NEWS MEDIA UPDATE · WASHINGTON, D.C. · Confidentiality/Privilege · June 6, 2006
Senators examine legal authority for prosecuting media
June 6, 2006 · The Justice Department’s position that it has the legal authority to prosecute the news media for reporting national security leaks clashed today with the Senate Judiciary Committee chairman’s stance that Congress — not the executive branch — must first define if and under what circumstances journalists should be prosecuted for such reporting.
The skirmish came at a hearing that touched on a range of issues, from an FBI effort to seize the files of the late Jack Anderson to the prosecution of journalists under the Espionage Act to a proposed reporter’s shield law sponsored by Judiciary Committee Chairman Sen. Arlen Specter (R-Pa.), who called the hearing.
Congress, he said, has not exercised its constitutional duty of oversight into the government’s role in a free press reporting on national security issues. Attorney General Alberto Gonzales said last month that New York Times journalists could be prosecuted for publishing classified information in a story exposing secret domestic eavesdropping in the government’s anti-terrorism efforts.
In April news broke that the FBI wants to look through Anderson’s files for information relating to the case of two former lobbyists for the American Israel Public Affairs Committee who have been charged with violating the Espionage Act for receiving classified documents. The FBI said if it found any other classified documents unrelated to AIPAC in 187 boxes of Anderson files, it would remove them as well.

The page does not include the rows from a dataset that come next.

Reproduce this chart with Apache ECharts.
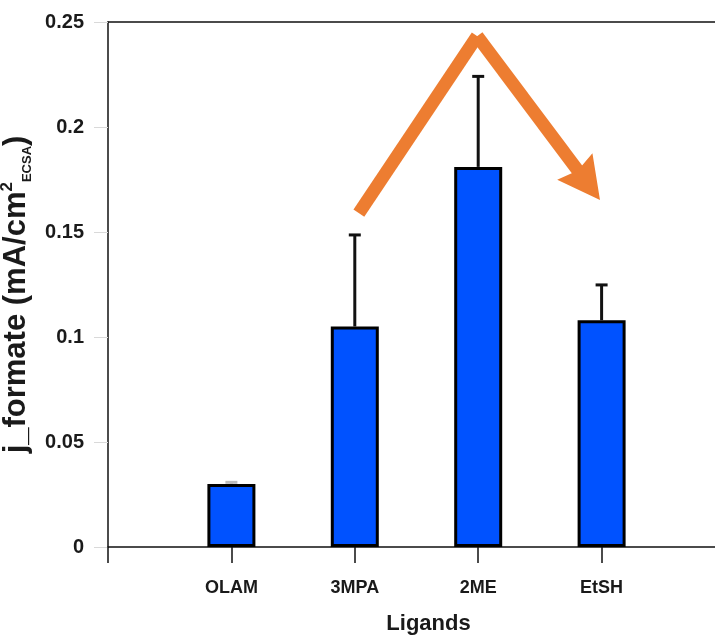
<!DOCTYPE html>
<html>
<head>
<meta charset="utf-8">
<script src="https://cdn.jsdelivr.net/npm/echarts@6/dist/echarts.min.js"></script>
<style>
  html, body { margin: 0; padding: 0; background: #fff; }
  #chart { width: 715px; height: 635px; }
</style>
</head>
<body>
<div id="chart"></div>
<script>
// values
var ligands = ['OLAM', '3MPA', '2ME', 'EtSH'];
var jFormate = [0.030, 0.105, 0.181, 0.108];
var errPlus = [0.0008, 0.0436, 0.0431, 0.0168];
// orange trend arrow: start, apex, arrow tip (x in category units, y in mA/cm2)
var arrowPath = [[2.033, 0.159], [2.992, 0.2433], [3.987, 0.1652]];

var font = "'Liberation Sans', Arial, Helvetica, sans-serif";
var ink = '#1a1a1a';
var orange = '#ed7d31';

var barData = [];
var errData = [];
for (var i = 0; i < ligands.length; i++) {
	barData.push([i + 1, jFormate[i]]);
	errData.push([i + 1, jFormate[i] + errPlus[i], jFormate[i]]);
}

function renderError(params, api) {
	var x = api.value(0);
	var hi = api.coord([x, api.value(1)]);
	var lo = api.coord([x, api.value(2)]);
	// a near-zero error shows only as a faint cap
	var col = (lo[1] - hi[1]) < 3 ? '#bbb' : '#111';
	return {
		type: 'group',
		children: [
			{ type: 'line', shape: { x1: lo[0], y1: lo[1], x2: hi[0], y2: hi[1] }, style: { stroke: col, lineWidth: 3 } },
			{ type: 'line', shape: { x1: hi[0] - 6, y1: hi[1], x2: hi[0] + 6, y2: hi[1] }, style: { stroke: col, lineWidth: 3 } }
		]
	};
}

// the arrow: two thick strokes and a filled head at the last point
function renderArrow(params, api) {
	var a = api.coord([api.value(0), api.value(1)]);
	var b = api.coord([api.value(2), api.value(3)]);
	var c = api.coord([api.value(4), api.value(5)]);
	var dx = c[0] - b[0], dy = c[1] - b[1];
	var len = Math.sqrt(dx * dx + dy * dy);
	var ux = dx / len, uy = dy / len;
	var nx = -uy, ny = ux;
	var headLen = 42, headHalf = 22;
	var base = [c[0] - ux * headLen, c[1] - uy * headLen];
	var notch = [c[0] - ux * (headLen - 5), c[1] - uy * (headLen - 5)];
	var lineEnd = [c[0] - ux * (headLen - 8), c[1] - uy * (headLen - 8)];
	var stroke = { stroke: orange, lineWidth: 13, lineCap: 'butt', fill: null };
	return {
		type: 'group',
		children: [
			{ type: 'line', shape: { x1: a[0], y1: a[1], x2: b[0], y2: b[1] }, style: stroke },
			{ type: 'line', shape: { x1: b[0], y1: b[1], x2: lineEnd[0], y2: lineEnd[1] }, style: stroke },
			{ type: 'polygon', shape: { points: [
				[c[0], c[1]],
				[base[0] + nx * headHalf, base[1] + ny * headHalf],
				notch,
				[base[0] - nx * headHalf, base[1] - ny * headHalf]
			] }, style: { fill: orange } }
		]
	};
}

var myChart = echarts.init(document.getElementById('chart'));
var option = {
	animation: false,
	grid: { left: 108, right: -10, top: 22, bottom: 88, containLabel: false, outerBoundsMode: 'none' },
	xAxis: [{
		type: 'value',
		min: 0, max: 5, interval: 1,
		name: 'Ligands',
		nameLocation: 'middle',
		nameGap: 66,
		nameTextStyle: { fontFamily: font, fontWeight: 'bold', fontSize: 22, color: ink, padding: [0, 0, 0, 24] },
		axisLine: { lineStyle: { color: '#111', width: 1.5 } },
		axisTick: { length: 16, lineStyle: { color: '#111', width: 1.5 } },
		axisLabel: {
			margin: 32,
			fontFamily: font, fontWeight: 'bold', fontSize: 18, color: ink,
			formatter: function(v) { return ligands[v - 1] || ''; }
		},
		splitLine: { show: false }
	}, {
		type: 'value',
		position: 'top',
		min: 0, max: 5,
		axisLine: { show: true, lineStyle: { color: '#111', width: 1.5 } },
		axisTick: { show: false },
		axisLabel: { show: false },
		splitLine: { show: false }
	}],
	yAxis: {
		type: 'value',
		min: 0, max: 0.25, interval: 0.05,
		name: 'j_formate (mA/cm{sup|2}{sub|ECSA})',
		nameLocation: 'middle',
		nameGap: 62,
		nameTextStyle: {
			fontFamily: font, fontWeight: 'bold', fontSize: 31, color: ink,
			padding: [0, 20, 0, 0],
			rich: {
				sup: { fontFamily: font, fontWeight: 'bold', fontSize: 17, color: ink, verticalAlign: 'top', lineHeight: 35 },
				sub: { fontFamily: font, fontWeight: 'bold', fontSize: 13, color: ink, verticalAlign: 'bottom', lineHeight: 35 }
			}
		},
		axisLine: { show: true, lineStyle: { color: '#111', width: 1.5 } },
		axisTick: { show: true, length: 14, lineStyle: { color: '#d9d9d9', width: 1 } },
		axisLabel: { margin: 24, fontFamily: font, fontWeight: 'bold', fontSize: 20, color: ink },
		splitLine: { show: false }
	},
	series: [{
		type: 'bar',
		data: barData,
		barWidth: 48,
		itemStyle: { color: '#0052ff', borderColor: '#000', borderWidth: 3 },
		silent: true
	}, {
		type: 'custom',
		data: errData,
		renderItem: renderError,
		silent: true,
		z: 3
	}, {
		type: 'custom',
		data: [[arrowPath[0][0], arrowPath[0][1], arrowPath[1][0], arrowPath[1][1], arrowPath[2][0], arrowPath[2][1]]],
		renderItem: renderArrow,
		silent: true,
		clip: false,
		z: 4
	}]
};
myChart.setOption(option, true);
</script>
</body>
</html>
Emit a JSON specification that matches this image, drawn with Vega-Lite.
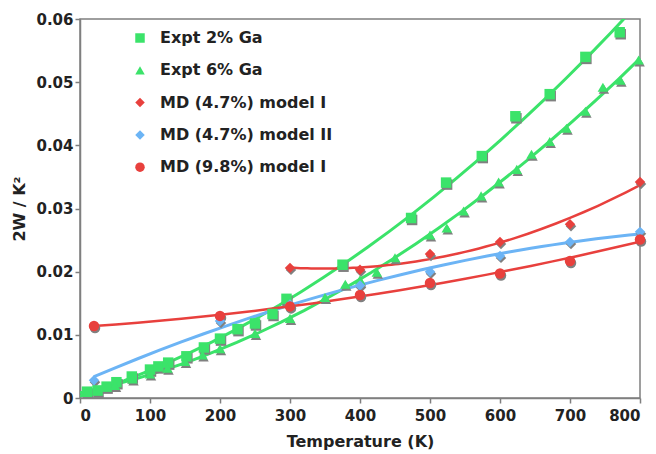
{
  "$schema": "https://vega.github.io/schema/vega-lite/v6.json",
  "width": 560,
  "height": 379,
  "autosize": {"type": "none"},
  "padding": {"left": 80, "top": 19, "right": 16, "bottom": 56},
  "background": "white",
  "config": {
    "view": {"stroke": "#7f7f7f", "strokeWidth": 1.5},
    "font": "DejaVu Sans",
    "axis": {
      "grid": false,
      "domainColor": "#7f7f7f",
      "domainWidth": 1.5,
      "tickColor": "#7f7f7f",
      "tickWidth": 1.5,
      "tickSize": 5,
      "labelFont": "DejaVu Sans",
      "labelFontWeight": "bold",
      "labelFontSize": 15,
      "labelColor": "#222222",
      "titleFont": "DejaVu Sans",
      "titleFontWeight": "bold",
      "titleFontSize": 16,
      "titleColor": "#222222"
    }
  },
  "datasets": {
    "pts": [
      {"series": "Expt 2% Ga", "T": 10, "W": 0.0010},
      {"series": "Expt 2% Ga", "T": 25, "W": 0.0012},
      {"series": "Expt 2% Ga", "T": 38, "W": 0.0018},
      {"series": "Expt 2% Ga", "T": 52, "W": 0.0025},
      {"series": "Expt 2% Ga", "T": 74, "W": 0.0034},
      {"series": "Expt 2% Ga", "T": 100, "W": 0.0045},
      {"series": "Expt 2% Ga", "T": 112, "W": 0.0050},
      {"series": "Expt 2% Ga", "T": 126, "W": 0.0056},
      {"series": "Expt 2% Ga", "T": 152, "W": 0.0066},
      {"series": "Expt 2% Ga", "T": 177, "W": 0.0080},
      {"series": "Expt 2% Ga", "T": 200, "W": 0.0094},
      {"series": "Expt 2% Ga", "T": 225, "W": 0.0109},
      {"series": "Expt 2% Ga", "T": 250, "W": 0.0118},
      {"series": "Expt 2% Ga", "T": 275, "W": 0.0133},
      {"series": "Expt 2% Ga", "T": 295, "W": 0.0157},
      {"series": "Expt 2% Ga", "T": 375, "W": 0.0211},
      {"series": "Expt 2% Ga", "T": 473, "W": 0.0285},
      {"series": "Expt 2% Ga", "T": 523, "W": 0.0341},
      {"series": "Expt 2% Ga", "T": 574, "W": 0.0383},
      {"series": "Expt 2% Ga", "T": 622, "W": 0.0446},
      {"series": "Expt 2% Ga", "T": 671, "W": 0.0481},
      {"series": "Expt 2% Ga", "T": 722, "W": 0.0540},
      {"series": "Expt 2% Ga", "T": 771, "W": 0.0579},
      {"series": "Expt 6% Ga", "T": 10, "W": 0.0009},
      {"series": "Expt 6% Ga", "T": 25, "W": 0.0011},
      {"series": "Expt 6% Ga", "T": 50, "W": 0.0020},
      {"series": "Expt 6% Ga", "T": 75, "W": 0.0030},
      {"series": "Expt 6% Ga", "T": 100, "W": 0.0038},
      {"series": "Expt 6% Ga", "T": 125, "W": 0.0047},
      {"series": "Expt 6% Ga", "T": 150, "W": 0.0058},
      {"series": "Expt 6% Ga", "T": 175, "W": 0.0068},
      {"series": "Expt 6% Ga", "T": 200, "W": 0.0078},
      {"series": "Expt 6% Ga", "T": 250, "W": 0.0102},
      {"series": "Expt 6% Ga", "T": 300, "W": 0.0126},
      {"series": "Expt 6% Ga", "T": 350, "W": 0.0159},
      {"series": "Expt 6% Ga", "T": 379, "W": 0.0180},
      {"series": "Expt 6% Ga", "T": 400, "W": 0.0187},
      {"series": "Expt 6% Ga", "T": 424, "W": 0.0199},
      {"series": "Expt 6% Ga", "T": 450, "W": 0.0222},
      {"series": "Expt 6% Ga", "T": 500, "W": 0.0258},
      {"series": "Expt 6% Ga", "T": 524, "W": 0.0269},
      {"series": "Expt 6% Ga", "T": 548, "W": 0.0296},
      {"series": "Expt 6% Ga", "T": 573, "W": 0.0320},
      {"series": "Expt 6% Ga", "T": 598, "W": 0.0342},
      {"series": "Expt 6% Ga", "T": 624, "W": 0.0362},
      {"series": "Expt 6% Ga", "T": 645, "W": 0.0386},
      {"series": "Expt 6% Ga", "T": 671, "W": 0.0406},
      {"series": "Expt 6% Ga", "T": 695, "W": 0.0427},
      {"series": "Expt 6% Ga", "T": 722, "W": 0.0454},
      {"series": "Expt 6% Ga", "T": 747, "W": 0.0492},
      {"series": "Expt 6% Ga", "T": 772, "W": 0.0503},
      {"series": "Expt 6% Ga", "T": 798, "W": 0.0535},
      {"series": "MD (4.7%) model I", "T": 300, "W": 0.0206},
      {"series": "MD (4.7%) model I", "T": 400, "W": 0.0203},
      {"series": "MD (4.7%) model I", "T": 500, "W": 0.0228},
      {"series": "MD (4.7%) model I", "T": 600, "W": 0.0247},
      {"series": "MD (4.7%) model I", "T": 700, "W": 0.0275},
      {"series": "MD (4.7%) model I", "T": 800, "W": 0.0342},
      {"series": "MD (4.7%) model II", "T": 20, "W": 0.0028},
      {"series": "MD (4.7%) model II", "T": 200, "W": 0.0122},
      {"series": "MD (4.7%) model II", "T": 300, "W": 0.0148},
      {"series": "MD (4.7%) model II", "T": 400, "W": 0.0178},
      {"series": "MD (4.7%) model II", "T": 500, "W": 0.0200},
      {"series": "MD (4.7%) model II", "T": 600, "W": 0.0225},
      {"series": "MD (4.7%) model II", "T": 700, "W": 0.0247},
      {"series": "MD (4.7%) model II", "T": 800, "W": 0.0263},
      {"series": "MD (9.8%) model I", "T": 20, "W": 0.0114},
      {"series": "MD (9.8%) model I", "T": 200, "W": 0.0130},
      {"series": "MD (9.8%) model I", "T": 300, "W": 0.0145},
      {"series": "MD (9.8%) model I", "T": 400, "W": 0.0163},
      {"series": "MD (9.8%) model I", "T": 500, "W": 0.0182},
      {"series": "MD (9.8%) model I", "T": 600, "W": 0.0197},
      {"series": "MD (9.8%) model I", "T": 700, "W": 0.0217},
      {"series": "MD (9.8%) model I", "T": 800, "W": 0.0251}
    ]
  },
  "data": {"name": "pts"},
  "encoding": {
    "x": {"field": "T", "type": "quantitative", "scale": {"domain": [0, 800], "nice": false}, "axis": {"values": [0,100,200,300,400,500,600,700,800], "title": "Temperature (K)", "titlePadding": 10, "labelPadding": 5}},
    "y": {"field": "W", "type": "quantitative", "scale": {"domain": [0, 0.06], "nice": false}, "axis": {"values": [0,0.01,0.02,0.03,0.04,0.05,0.06], "format": "~g", "title": "2W / K²", "titlePadding": 8, "labelPadding": 2}}
  },
  "layer": [
    {
      "transform": [{"filter": "datum.series == 'Expt 2% Ga'"}, {"regression": "W", "on": "T", "method": "poly", "order": 2, "extent": [0, 790]}],
      "mark": {"type": "line", "color": "#3be36a", "strokeWidth": 3, "clip": true}
    },
    {
      "transform": [{"filter": "datum.series == 'Expt 6% Ga'"}, {"regression": "W", "on": "T", "method": "poly", "order": 2, "extent": [0, 800]}],
      "mark": {"type": "line", "color": "#3be36a", "strokeWidth": 3, "clip": true}
    },
    {
      "transform": [{"filter": "datum.series == 'MD (4.7%) model I'"}, {"regression": "W", "on": "T", "method": "poly", "order": 2, "extent": [300, 800]}],
      "mark": {"type": "line", "color": "#e8403d", "strokeWidth": 2.5, "clip": true}
    },
    {
      "transform": [{"filter": "datum.series == 'MD (4.7%) model II'"}, {"regression": "W", "on": "T", "method": "poly", "order": 2, "extent": [20, 800]}],
      "mark": {"type": "line", "color": "#6cb4f5", "strokeWidth": 3, "clip": true}
    },
    {
      "transform": [{"filter": "datum.series == 'MD (9.8%) model I'"}, {"regression": "W", "on": "T", "method": "poly", "order": 2, "extent": [20, 800]}],
      "mark": {"type": "line", "color": "#e8403d", "strokeWidth": 2.5, "clip": true}
    },
    {
      "mark": {"type": "point", "filled": true, "opacity": 1, "color": "#808080", "xOffset": 1, "yOffset": 2},
      "encoding": {
        "shape": {"field": "series", "type": "nominal", "title": null, "scale": {"domain": ["Expt 2% Ga", "Expt 6% Ga", "MD (4.7%) model I", "MD (4.7%) model II", "MD (9.8%) model I"], "range": ["square", "triangle-up", "diamond", "diamond", "circle"]}},
        "size": {"value": 110}
      }
    },
    {
      "mark": {"type": "point", "filled": true, "opacity": 1},
      "encoding": {
        "color": {"field": "series", "type": "nominal", "title": null, "scale": {"domain": ["Expt 2% Ga", "Expt 6% Ga", "MD (4.7%) model I", "MD (4.7%) model II", "MD (9.8%) model I"], "range": ["#3be36a", "#3be36a", "#e8403d", "#6cb4f5", "#e8403d"]},
          "legend": {"orient": "none", "legendX": 52, "legendY": 11, "labelFont": "DejaVu Sans", "labelFontWeight": "bold", "labelFontSize": 16, "labelColor": "#222222", "labelOffset": 12, "labelLimit": 400, "rowPadding": 16.3, "symbolSize": 90, "symbolStrokeWidth": 0}},
        "shape": {"field": "series", "type": "nominal", "title": null, "scale": {"domain": ["Expt 2% Ga", "Expt 6% Ga", "MD (4.7%) model I", "MD (4.7%) model II", "MD (9.8%) model I"], "range": ["square", "triangle-up", "diamond", "diamond", "circle"]},
          "legend": {"orient": "none", "legendX": 52, "legendY": 11, "labelFont": "DejaVu Sans", "labelFontWeight": "bold", "labelFontSize": 16, "labelColor": "#222222", "labelOffset": 12, "labelLimit": 400, "rowPadding": 16.3, "symbolSize": 90, "symbolStrokeWidth": 0}},
        "size": {"value": 110}
      }
    }
  ]
}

Despite dogged questioning from Specter and Sen. Patrick Leahy (D-Vt.), the ranking member of the committee, a Justice Department official refused to answer any questions about the FBI effort.
“I don’t believe I can comment on the Anderson matter specifically,” said Matthew W. Friedrich, principal deputy assistant attorney general, repeating a familiar refrain from his sworn testimony that the Anderson matter is related to an ongoing investigation and thus cannot be discussed openly.
Friedrich also repeatedly declined to answer whether the Department of Justice is considering prosecuting any newspaper or any reporter for publishing classified information, frustrating several committee members.
Leahy, accusing the official of taking the Fifth Amendment by refusing to discuss the department’s role in the case, told Friedrich that “you should be ashamed of yourself or your superiors should be ashamed of themselves. . . . There is this arrogance in [the Bush] administration against any kind of oversight.”
After it became clear that senators would not get answers regarding the Anderson files, the committee turned to other issues complicating the relationship between the press and government, including proposed reporters’ shield legislation and the recent Gonzales comment that reporters could be criminally prosecuted for revealing classified information.
Friedrich also confirmed that the Bush administration sees no reason why journalists would be immune from prosecution for revealing secret information.
“The strong preference of the department is to work with the press not to run stories containing classified information, as opposed to other alternatives,” Friedrich said.
Specter noted the important balance between protecting national security and maintaining the press’ role as watchdog. The bill he has co-sponsored with U.S. Sen. Richard Lugar (R-Ind.) would leaving such a balancing test to the courts, not the executive branch, Specter said.
But Friedrich repeated administration objections to the bill, saying it would slow the path of justice when the government wishes to subpoena a journalist.
Most of the senators and witnesses present said they supported a strong immunity for reporters from prosecution for not revealing information provided by sources, either through the proposed shield law or as an inherent freedom in the First Amendment.
After Friedrich’s testimony, a panel of experts, including Anderson’s son Kevin Anderson, discussed the FBI request and other press freedom issues.
“I was told that because I don’t have a security clearance, I could not review my father’s papers,” he said.
Mark Feldstein, an associate professor of media and public affairs at George Washington University, told the committee that he was visited by FBI agents at his home as part of their attempt to seize the Anderson records, which had been donated to the university. Feldstein, a former journalist, sees the case as involving larger issues of press freedom.
“Prosecuting the press for espionage reeks of McCarthyite madness — the kind of tactics used in dictatorships, not democracies,’ Feldstein said. “If anything, the problem isn’t that the press is too aggressive in national security reporting, it is that it is too timid.”
Experts disagreed on the need for a shield law, either because of an inherent constitutional protection or because they believed reporters should in fact be prosecuted.
“If Americans are still wondering why our intelligence has been as defective as it has been, leading us from disaster to disaster, one of the reasons is unquestionably the hemorrhaging of classified information into the press,” said Gabriel Schoenfeld, an author and commentator who supports charges under existing espionage laws against the New York Times for its warrantless eavesdropping story, which won the Pulitzer Prize.
But Rodney A. Smolla, dean of the University of Richmond Law School, said such prosecutions would be unwise and sound public policy would support a shield law.